> _DATA SEGMENT_
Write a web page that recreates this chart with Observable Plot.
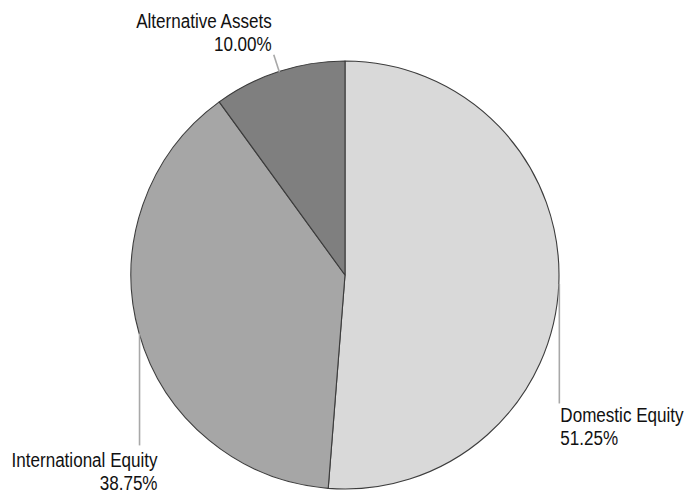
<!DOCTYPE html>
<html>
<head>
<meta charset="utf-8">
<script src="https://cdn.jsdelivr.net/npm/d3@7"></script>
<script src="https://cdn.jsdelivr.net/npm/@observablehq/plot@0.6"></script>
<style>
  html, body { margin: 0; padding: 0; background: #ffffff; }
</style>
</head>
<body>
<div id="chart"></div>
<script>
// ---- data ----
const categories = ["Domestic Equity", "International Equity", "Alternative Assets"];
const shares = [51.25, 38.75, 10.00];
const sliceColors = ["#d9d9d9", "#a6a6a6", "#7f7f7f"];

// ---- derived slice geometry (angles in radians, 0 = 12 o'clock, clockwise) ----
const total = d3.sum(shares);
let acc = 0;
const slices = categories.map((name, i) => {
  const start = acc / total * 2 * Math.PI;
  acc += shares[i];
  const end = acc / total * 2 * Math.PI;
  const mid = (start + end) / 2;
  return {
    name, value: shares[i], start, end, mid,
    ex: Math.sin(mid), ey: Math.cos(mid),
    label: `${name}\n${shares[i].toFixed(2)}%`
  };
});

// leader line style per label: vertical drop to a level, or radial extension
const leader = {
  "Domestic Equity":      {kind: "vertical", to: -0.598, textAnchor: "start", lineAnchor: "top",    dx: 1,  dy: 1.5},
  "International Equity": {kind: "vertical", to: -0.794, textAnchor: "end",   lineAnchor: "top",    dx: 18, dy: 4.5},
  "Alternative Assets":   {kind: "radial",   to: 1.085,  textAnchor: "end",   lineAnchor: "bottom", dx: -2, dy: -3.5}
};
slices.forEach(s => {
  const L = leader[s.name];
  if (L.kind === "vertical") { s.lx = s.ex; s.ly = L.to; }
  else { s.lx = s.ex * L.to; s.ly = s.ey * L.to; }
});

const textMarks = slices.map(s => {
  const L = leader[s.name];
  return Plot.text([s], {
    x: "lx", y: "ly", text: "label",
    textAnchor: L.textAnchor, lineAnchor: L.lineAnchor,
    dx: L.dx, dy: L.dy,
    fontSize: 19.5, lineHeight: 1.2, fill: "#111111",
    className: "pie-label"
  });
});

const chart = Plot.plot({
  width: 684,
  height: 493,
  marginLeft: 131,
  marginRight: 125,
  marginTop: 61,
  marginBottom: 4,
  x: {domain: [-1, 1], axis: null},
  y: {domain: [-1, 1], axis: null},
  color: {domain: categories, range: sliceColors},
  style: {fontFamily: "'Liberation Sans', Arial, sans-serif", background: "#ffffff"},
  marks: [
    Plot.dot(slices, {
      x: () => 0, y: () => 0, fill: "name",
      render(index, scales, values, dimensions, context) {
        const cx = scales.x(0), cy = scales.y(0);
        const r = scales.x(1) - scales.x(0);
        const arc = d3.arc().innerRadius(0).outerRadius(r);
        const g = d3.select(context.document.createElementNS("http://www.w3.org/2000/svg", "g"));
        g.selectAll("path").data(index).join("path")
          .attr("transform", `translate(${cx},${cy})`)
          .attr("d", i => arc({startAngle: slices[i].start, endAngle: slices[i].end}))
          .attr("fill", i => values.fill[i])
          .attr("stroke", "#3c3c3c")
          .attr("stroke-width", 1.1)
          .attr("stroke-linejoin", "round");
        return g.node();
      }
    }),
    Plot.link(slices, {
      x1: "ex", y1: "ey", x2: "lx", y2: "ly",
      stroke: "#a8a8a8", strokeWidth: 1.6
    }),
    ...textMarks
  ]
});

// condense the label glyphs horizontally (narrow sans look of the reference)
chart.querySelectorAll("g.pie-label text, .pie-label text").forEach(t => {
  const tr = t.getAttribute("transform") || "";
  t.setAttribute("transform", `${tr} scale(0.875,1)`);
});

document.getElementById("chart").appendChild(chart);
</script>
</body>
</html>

> _THE EXERCISE_
Say how many lines contain "chart", and give nothing but that number.

> _RESPONSE TO THIS TASK_
5